A recent mental health survey by
Field Trip Health (CAN:FTRP / US:FTRPF) reported that in both the United States and Canada,
over 80% of the population are now exhibiting symptoms of depression – much of this induced by stress related to the COVID-19 pandemic.
In the United States, nearly 1 in 4 (24%) “indicated that they have felt that they would be better off dead or thought of injuring themselves.”
In Canada, more than half of Canadians (56%) reported feeling “down, depressed or hopeless”.
This is not a problem. This is a crisis.
For every person who has contracted COVID-19 (including the 80+% who are cured) there are
at least ten people currently suffering from some stress-related mental health disorder. Getting psychedelic drugs developed, approved and distributed to the general population is every bit as much of a healthcare priority as COVID vaccine distribution.
The media is starting to get it.
Coverage of psychedelic drug development and the potential of psychedelic medicine has exploded in recent weeks. Apparently, the politicians and regulators could benefit from more reading – a good starting point in their re-education.

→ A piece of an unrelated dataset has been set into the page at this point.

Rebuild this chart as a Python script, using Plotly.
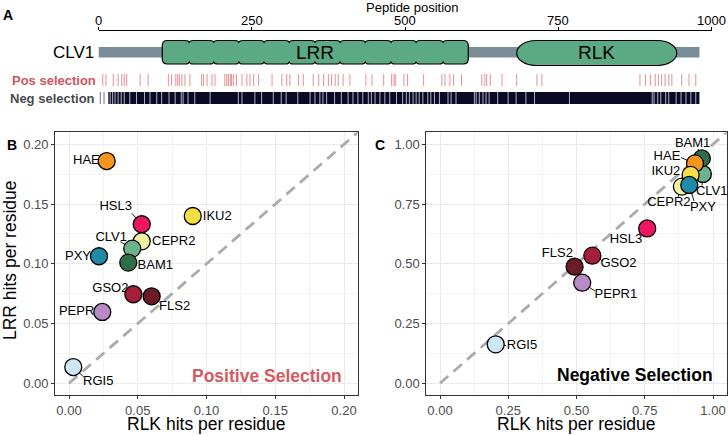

Responding to the Mental Health Crisis
There was an urgent need for our governments to mobilize with respect to COVID vaccine development and distribution. While results have been uneven, virtually every jurisdiction has at least been very active and highly motivated in achieving this goal.
Where is that same sense of urgency with respect to psychedelic drug development, distribution and (even) legalization?
It’s not there. And the apathy at the political/regulatory level can only be explained in one of two ways given the extremely urgent need: negligence or prejudice.
Either our governments and regulatory bodies are failing to move forward quickly enough on drug reform with respect to psychedelics because they aren’t paying attention. Or, they are deliberately dragging their heels on drug reform due to decades of government-sponsored anti-drug propaganda.
Nearly 1 in 8 Americans (12%) are using opioids to cope with COVID-related stress – at least in part because psychedelic drug therapies are still unavailable. At the state level, the government of Texas is
actively considering legalizing psychedelics to cope with
the “epidemic” of veteran suicides.
The lack of action by politicians and regulators with respect to getting psychedelics-based therapies approved and commercialized is
literally killing people.
Worse still, we’re even seeing regressive steps in some jurisdictions.
After the Washington State Supreme Court struck down the state’s drug prohibition laws, “moderates and conservatives” in Washington have
re-criminalized these substances – although at least with much lower penalties.
“Moderates and conservatives, however, insisted that the possibility of penalties was necessary to incentivize people to enter treatment.”
Really?
Tobacco (and nicotine addiction) kills approximately
500,000 Americans every year – more than the fatalities from all other legal and illegal drugs combined.
When do Washington’s States “moderates and conservatives” plan to criminalize tobacco, “to incentivize” nicotine addicts to seek treatment?
The answer? Never.
The great irony is that a clinical study has already shown that psilocybin (the psychoactive substance in “magic mushrooms”) has great potential to
break nicotine addiction. Which drug should be criminalized?
Psychedelic drugs are
medicines with the potential to help 100s of millions of people. Nicotine is just poison. Highly addictive poison.
The solution to such blatantly perverse thinking? Re-education.
Outside of some of the truly dangerous drugs (notably opiates), virtually all of the anti-drug propaganda we have been bombarded with over the years has been exposed as
low-grade fiction.
It has clearly affected our politicians and regulators with respect to the legalization of cannabis. It may still be affecting their ability to make sound judgments regarding psychedelic drug reform.
This is too important to just sit and wait to find out. Let’s send these people back to school!